Set down the data below from its first line to the line holding "import * as", inclusive; omit all pictures.
# # # # #
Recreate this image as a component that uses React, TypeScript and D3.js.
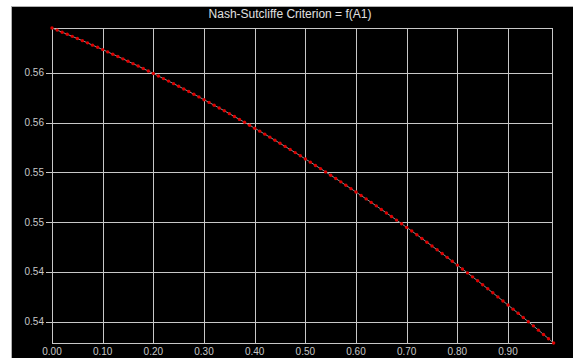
import React, { useEffect, useRef } from "react";
import * as d3 from "d3";

// A1 parameter values (x) and Nash-Sutcliffe criterion (y)
const a1Values: number[] = [
  0.00, 0.01, 0.02, 0.03, 0.04, 0.05, 0.06, 0.07, 0.08, 0.09,
  0.10, 0.11, 0.12, 0.13, 0.14, 0.15, 0.16, 0.17, 0.18, 0.19,
  0.20, 0.21, 0.22, 0.23, 0.24, 0.25, 0.26, 0.27, 0.28, 0.29,
  0.30, 0.31, 0.32, 0.33, 0.34, 0.35, 0.36, 0.37, 0.38, 0.39,
  0.40, 0.41, 0.42, 0.43, 0.44, 0.45, 0.46, 0.47, 0.48, 0.49,
  0.50, 0.51, 0.52, 0.53, 0.54, 0.55, 0.56, 0.57, 0.58, 0.59,
  0.60, 0.61, 0.62, 0.63, 0.64, 0.65, 0.66, 0.67, 0.68, 0.69,
  0.70, 0.71, 0.72, 0.73, 0.74, 0.75, 0.76, 0.77, 0.78, 0.79,
  0.80, 0.81, 0.82, 0.83, 0.84, 0.85, 0.86, 0.87, 0.88, 0.89,
  0.90, 0.91, 0.92, 0.93, 0.94, 0.95, 0.96, 0.97, 0.98, 0.99,
];

const nashValues: number[] = [
  0.56699, 0.56678, 0.56657, 0.56636, 0.56615, 0.56593, 0.56572, 0.56550, 0.56527, 0.56505,
  0.56482, 0.56459, 0.56436, 0.56413, 0.56389, 0.56365, 0.56341, 0.56317, 0.56292, 0.56267,
  0.56242, 0.56217, 0.56191, 0.56166, 0.56140, 0.56114, 0.56087, 0.56061, 0.56034, 0.56007,
  0.55979, 0.55952, 0.55924, 0.55896, 0.55868, 0.55839, 0.55810, 0.55781, 0.55752, 0.55723,
  0.55693, 0.55663, 0.55633, 0.55603, 0.55572, 0.55541, 0.55510, 0.55479, 0.55448, 0.55416,
  0.55384, 0.55352, 0.55319, 0.55287, 0.55254, 0.55221, 0.55188, 0.55154, 0.55120, 0.55086,
  0.55052, 0.55017, 0.54983, 0.54948, 0.54913, 0.54877, 0.54842, 0.54806, 0.54770, 0.54733,
  0.54697, 0.54660, 0.54623, 0.54586, 0.54548, 0.54510, 0.54472, 0.54434, 0.54396, 0.54357,
  0.54318, 0.54279, 0.54240, 0.54200, 0.54161, 0.54121, 0.54080, 0.54040, 0.53999, 0.53958,
  0.53917, 0.53876, 0.53834, 0.53792, 0.53750, 0.53708, 0.53665, 0.53622, 0.53579, 0.53536,
];

const xTicks: number[] = [0, 0.1, 0.2, 0.3, 0.4, 0.5, 0.6, 0.7, 0.8, 0.9];
const yTicks: number[] = [0.5625, 0.5575, 0.5525, 0.5475, 0.5425, 0.5375];

const title = "Nash-Sutcliffe Criterion = f(A1)";

export default function App() {
  const ref = useRef<SVGSVGElement | null>(null);

  useEffect(() => {
    const width = 573;
    const height = 358;
    const margin = { top: 28, left: 52, bottom: 15, right: 21 };
    const iwidth = width - margin.left - margin.right;
    const iheight = height - margin.top - margin.bottom;

    const svg = d3.select(ref.current);
    svg.selectAll("*").remove();

    svg.append("rect").attr("width", width).attr("height", height).attr("fill", "#fff");
    svg.append("rect")
      .attr("x", 11.5).attr("y", 6.5)
      .attr("width", width - 11).attr("height", height - 6)
      .attr("fill", "#000")
      .attr("stroke", "#b0b0b0");

    svg.append("text")
      .attr("x", 290).attr("y", 18)
      .attr("text-anchor", "middle")
      .attr("font-family", "Arial, 'Liberation Sans', sans-serif")
      .attr("font-size", 12)
      .attr("fill", "#e0e0e0")
      .text(title);

    const g = svg.append("g").attr("transform", `translate(${margin.left}, ${margin.top})`);

    const x = d3.scaleLinear().domain([0, 0.9868]).range([0, iwidth]);
    const y = d3.scaleLinear().domain([0.53536, 0.56699]).range([iheight, 0]);

    const grid = "#c8c8c8";

    // grid
    g.selectAll(".vgrid").data(xTicks).enter().append("line")
      .attr("x1", d => Math.round(x(d)) + 0.5).attr("x2", d => Math.round(x(d)) + 0.5)
      .attr("y1", 0).attr("y2", iheight)
      .attr("stroke", grid);
    g.selectAll(".hgrid").data(yTicks).enter().append("line")
      .attr("x1", -6).attr("x2", iwidth)
      .attr("y1", d => Math.round(y(d)) + 0.5).attr("y2", d => Math.round(y(d)) + 0.5)
      .attr("stroke", grid);

    g.append("rect")
      .attr("x", 0.5).attr("y", 0.5)
      .attr("width", iwidth).attr("height", iheight)
      .attr("fill", "none").attr("stroke", grid);

    const font = "Arial, 'Liberation Sans', sans-serif";

    g.selectAll(".ylab").data(yTicks).enter().append("text")
      .attr("x", -8).attr("y", d => y(d))
      .attr("dy", "0.35em")
      .attr("text-anchor", "end")
      .attr("font-family", font).attr("font-size", 10)
      .attr("fill", "#c8c8c8")
      .text(d => d3.format(".2f")(d));

    g.selectAll(".xlab").data(xTicks).enter().append("text")
      .attr("x", d => x(d)).attr("y", iheight + 12)
      .attr("text-anchor", "middle")
      .attr("font-family", font).attr("font-size", 10)
      .attr("fill", "#c8c8c8")
      .text(d => d3.format(".2f")(d));

    const pts = a1Values.map((a, i) => [a, nashValues[i]] as [number, number]);

    const line = d3.line<[number, number]>().x(d => x(d[0])).y(d => y(d[1]));
    g.append("path")
      .datum(pts)
      .attr("d", line)
      .attr("fill", "none")
      .attr("stroke", "#909090")
      .attr("stroke-width", 1);

    g.selectAll(".dot").data(pts).enter().append("circle")
      .attr("cx", d => x(d[0])).attr("cy", d => y(d[1]))
      .attr("r", 1.7)
      .attr("fill", "#e00000");
  }, []);

  return (
    <svg ref={ref} width={573} height={358}
      style={{ position: "absolute", left: 0, top: 0, display: "block" }} />
  );
}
# # # # #
__Complete answer__
Recreate this image as a component that uses React, TypeScript and D3.js.
import React, { useEffect, useRef } from "react";
import * as d3 from "d3";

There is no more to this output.